The blues has always been in utility a dance music, and when it collided with jazz and emerged in the mid-'40s as jump blues, any pretense that it was anything else went out the window. Jump blues celebrated as much as it bemoaned, espousing a sort of "life sucks, so let's dance" stance that resulted in remarkably infectious songs which often used humor to set the mood and tell the tale. This delightful collection of '40s and '50s jump blues sides spotlights that humorous bent, and features several performers, like
Redd Foxx, who actually went on to have successful careers as comedians. These aren't one-dimensional novelty tracks, though, and even
Foxx proves in songs like 1946's "Shame on You" that he can sing and belt it out in front of a band just fine. Any preconceptions that the blues has to be all doom and gloom will definitely be dashed here as amusing tracks like
Harry "The Hipster" Gibson's "Who Put the Benzedrine in Mrs. Murphy's Ovaltine?" from 1946 or
Effie Smith's "Champagne Mind (With Soda Water Income)" roll by complete with honking horn sections.
Little Arthur Matthews' swampy,
Slim Harpo-like "I'm Gonna Whale on You" from 1955 is a vicious, delicious delight and a true lost gem.

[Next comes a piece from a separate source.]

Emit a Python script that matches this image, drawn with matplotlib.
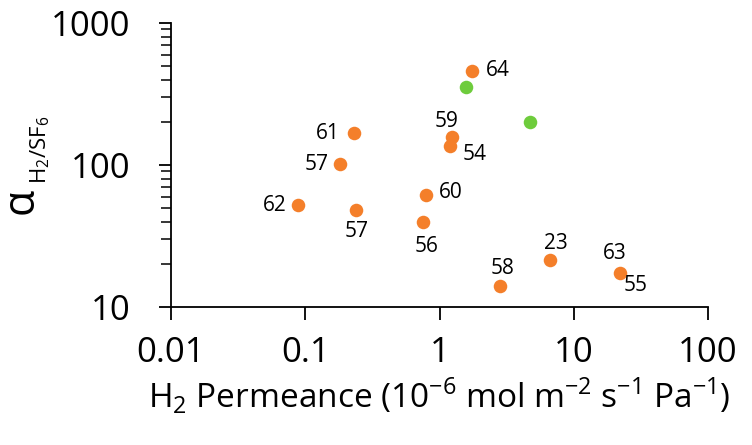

Scatman Crothers' "Papa (I Don't Treat That Little Girl Mean)" is another revelatory track, particularly for those who only know
Crothers from his later incarnation as a comic-relief character actor. There are even a couple of early
Sammy Davis, Jr. tracks here from when he was billing himself as Shorty Muggins. Amusing, uncommonly joyous, infectious and memorable, the sides collected on
Laughin' at the Blues not only dispel the myth that the blues is the musical equivalent of an endlessly dark and rainy day, they also rock like crazy, underscoring a hidden truth about the form. You don't sit and listen to the blues. You dance to it.